Give back exactly the lines from the beginning of the listing below to the line holding "3.91, 4.04, 3.19];", both ends included; the pictures stay out.

--- start of DATA SEGMENT ---

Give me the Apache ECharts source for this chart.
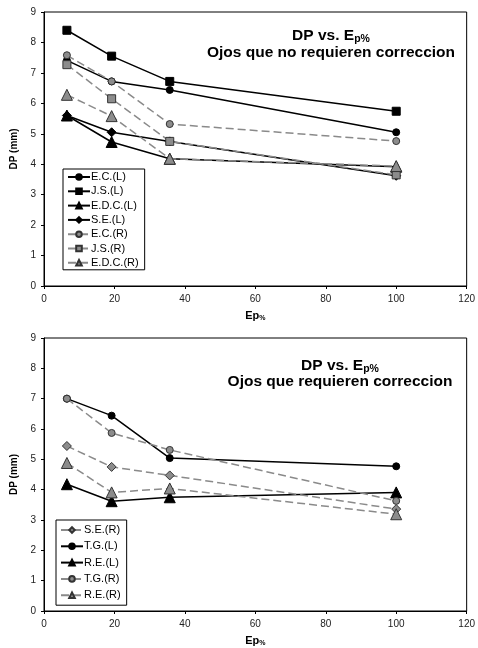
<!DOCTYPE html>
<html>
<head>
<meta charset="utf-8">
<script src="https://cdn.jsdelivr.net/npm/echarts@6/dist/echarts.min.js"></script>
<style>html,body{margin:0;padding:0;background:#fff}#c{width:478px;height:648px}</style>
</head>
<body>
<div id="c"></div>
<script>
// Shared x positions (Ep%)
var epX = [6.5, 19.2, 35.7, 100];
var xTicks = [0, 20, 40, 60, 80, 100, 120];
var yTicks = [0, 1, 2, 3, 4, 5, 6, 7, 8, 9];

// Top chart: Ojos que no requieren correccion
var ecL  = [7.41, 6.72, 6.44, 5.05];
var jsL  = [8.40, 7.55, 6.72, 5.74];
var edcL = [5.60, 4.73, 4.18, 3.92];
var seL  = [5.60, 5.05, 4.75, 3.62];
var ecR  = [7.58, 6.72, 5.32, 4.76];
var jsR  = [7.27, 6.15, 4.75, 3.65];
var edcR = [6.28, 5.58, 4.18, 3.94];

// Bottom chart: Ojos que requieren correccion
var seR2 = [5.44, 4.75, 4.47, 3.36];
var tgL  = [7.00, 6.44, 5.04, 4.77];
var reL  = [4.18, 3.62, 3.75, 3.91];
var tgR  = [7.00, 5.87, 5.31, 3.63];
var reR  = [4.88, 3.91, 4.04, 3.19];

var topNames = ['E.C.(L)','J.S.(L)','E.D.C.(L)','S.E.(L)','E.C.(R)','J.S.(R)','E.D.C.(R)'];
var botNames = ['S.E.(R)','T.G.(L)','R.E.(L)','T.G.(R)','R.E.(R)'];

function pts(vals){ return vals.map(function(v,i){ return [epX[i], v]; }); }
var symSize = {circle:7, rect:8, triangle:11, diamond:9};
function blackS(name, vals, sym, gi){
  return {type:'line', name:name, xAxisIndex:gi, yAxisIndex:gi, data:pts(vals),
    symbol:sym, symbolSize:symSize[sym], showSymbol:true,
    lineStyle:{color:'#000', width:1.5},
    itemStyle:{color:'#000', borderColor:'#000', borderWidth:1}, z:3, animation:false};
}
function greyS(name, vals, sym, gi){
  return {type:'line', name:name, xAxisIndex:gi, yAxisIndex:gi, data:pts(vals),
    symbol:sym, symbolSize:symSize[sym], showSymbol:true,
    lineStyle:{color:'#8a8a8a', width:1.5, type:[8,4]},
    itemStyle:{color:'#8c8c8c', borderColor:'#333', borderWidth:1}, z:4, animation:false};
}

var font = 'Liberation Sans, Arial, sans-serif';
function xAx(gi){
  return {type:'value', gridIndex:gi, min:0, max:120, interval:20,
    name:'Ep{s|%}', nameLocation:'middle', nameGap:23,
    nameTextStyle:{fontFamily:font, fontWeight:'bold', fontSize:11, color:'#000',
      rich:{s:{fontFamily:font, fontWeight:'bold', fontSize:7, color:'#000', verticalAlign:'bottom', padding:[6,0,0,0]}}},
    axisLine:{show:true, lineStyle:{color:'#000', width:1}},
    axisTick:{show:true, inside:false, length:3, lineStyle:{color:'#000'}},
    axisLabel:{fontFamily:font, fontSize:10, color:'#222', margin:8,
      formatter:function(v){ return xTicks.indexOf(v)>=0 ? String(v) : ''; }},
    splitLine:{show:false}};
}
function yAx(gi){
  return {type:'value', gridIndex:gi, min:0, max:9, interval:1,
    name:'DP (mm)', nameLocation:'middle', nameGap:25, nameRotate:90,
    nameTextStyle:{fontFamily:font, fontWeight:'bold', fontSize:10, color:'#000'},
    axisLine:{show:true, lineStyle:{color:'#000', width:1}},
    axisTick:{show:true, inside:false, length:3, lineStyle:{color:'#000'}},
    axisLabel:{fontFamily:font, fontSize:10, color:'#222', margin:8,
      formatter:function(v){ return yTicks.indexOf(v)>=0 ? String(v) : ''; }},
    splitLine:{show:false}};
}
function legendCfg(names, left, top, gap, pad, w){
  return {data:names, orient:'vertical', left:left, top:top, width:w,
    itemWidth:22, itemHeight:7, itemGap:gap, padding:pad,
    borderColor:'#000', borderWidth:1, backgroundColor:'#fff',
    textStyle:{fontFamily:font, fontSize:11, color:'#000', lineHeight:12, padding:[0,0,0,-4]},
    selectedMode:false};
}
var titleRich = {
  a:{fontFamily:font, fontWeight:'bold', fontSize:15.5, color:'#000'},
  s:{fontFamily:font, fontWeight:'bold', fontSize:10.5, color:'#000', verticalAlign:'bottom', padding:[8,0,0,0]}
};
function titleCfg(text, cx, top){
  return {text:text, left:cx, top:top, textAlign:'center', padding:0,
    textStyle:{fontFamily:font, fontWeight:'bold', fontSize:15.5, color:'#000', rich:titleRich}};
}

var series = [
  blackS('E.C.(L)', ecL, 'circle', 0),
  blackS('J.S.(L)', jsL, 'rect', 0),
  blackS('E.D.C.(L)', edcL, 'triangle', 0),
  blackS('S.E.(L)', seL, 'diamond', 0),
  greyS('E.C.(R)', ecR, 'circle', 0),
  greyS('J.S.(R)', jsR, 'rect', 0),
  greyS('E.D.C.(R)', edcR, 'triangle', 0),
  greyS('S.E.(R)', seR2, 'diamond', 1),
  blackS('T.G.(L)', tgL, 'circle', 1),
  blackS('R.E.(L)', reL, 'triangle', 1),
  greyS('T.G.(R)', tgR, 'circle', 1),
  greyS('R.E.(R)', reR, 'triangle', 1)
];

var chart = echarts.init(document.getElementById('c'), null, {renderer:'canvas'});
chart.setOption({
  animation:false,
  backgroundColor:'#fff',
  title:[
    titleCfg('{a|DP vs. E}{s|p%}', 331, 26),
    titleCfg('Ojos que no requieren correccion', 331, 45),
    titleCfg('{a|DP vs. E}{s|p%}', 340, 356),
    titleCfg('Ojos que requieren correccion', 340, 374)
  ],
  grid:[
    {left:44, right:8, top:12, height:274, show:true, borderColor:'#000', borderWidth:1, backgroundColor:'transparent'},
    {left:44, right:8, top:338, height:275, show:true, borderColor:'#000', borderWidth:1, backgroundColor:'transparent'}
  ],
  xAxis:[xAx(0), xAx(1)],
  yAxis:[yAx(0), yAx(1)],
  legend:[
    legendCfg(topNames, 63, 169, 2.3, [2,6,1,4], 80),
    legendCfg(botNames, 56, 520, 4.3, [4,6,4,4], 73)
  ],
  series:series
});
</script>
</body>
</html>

--- end of DATA SEGMENT ---

__COMPLETE ANSWER__
Give me the Apache ECharts source for this chart.
<!DOCTYPE html>
<html>
<head>
<meta charset="utf-8">
<script src="https://cdn.jsdelivr.net/npm/echarts@6/dist/echarts.min.js"></script>
<style>html,body{margin:0;padding:0;background:#fff}#c{width:478px;height:648px}</style>
</head>
<body>
<div id="c"></div>
<script>
// Shared x positions (Ep%)
var epX = [6.5, 19.2, 35.7, 100];
var xTicks = [0, 20, 40, 60, 80, 100, 120];
var yTicks = [0, 1, 2, 3, 4, 5, 6, 7, 8, 9];

// Top chart: Ojos que no requieren correccion
var ecL  = [7.41, 6.72, 6.44, 5.05];
var jsL  = [8.40, 7.55, 6.72, 5.74];
var edcL = [5.60, 4.73, 4.18, 3.92];
var seL  = [5.60, 5.05, 4.75, 3.62];
var ecR  = [7.58, 6.72, 5.32, 4.76];
var jsR  = [7.27, 6.15, 4.75, 3.65];
var edcR = [6.28, 5.58, 4.18, 3.94];

// Bottom chart: Ojos que requieren correccion
var seR2 = [5.44, 4.75, 4.47, 3.36];
var tgL  = [7.00, 6.44, 5.04, 4.77];
var reL  = [4.18, 3.62, 3.75, 3.91];
var tgR  = [7.00, 5.87, 5.31, 3.63];
var reR  = [4.88, 3.91, 4.04, 3.19];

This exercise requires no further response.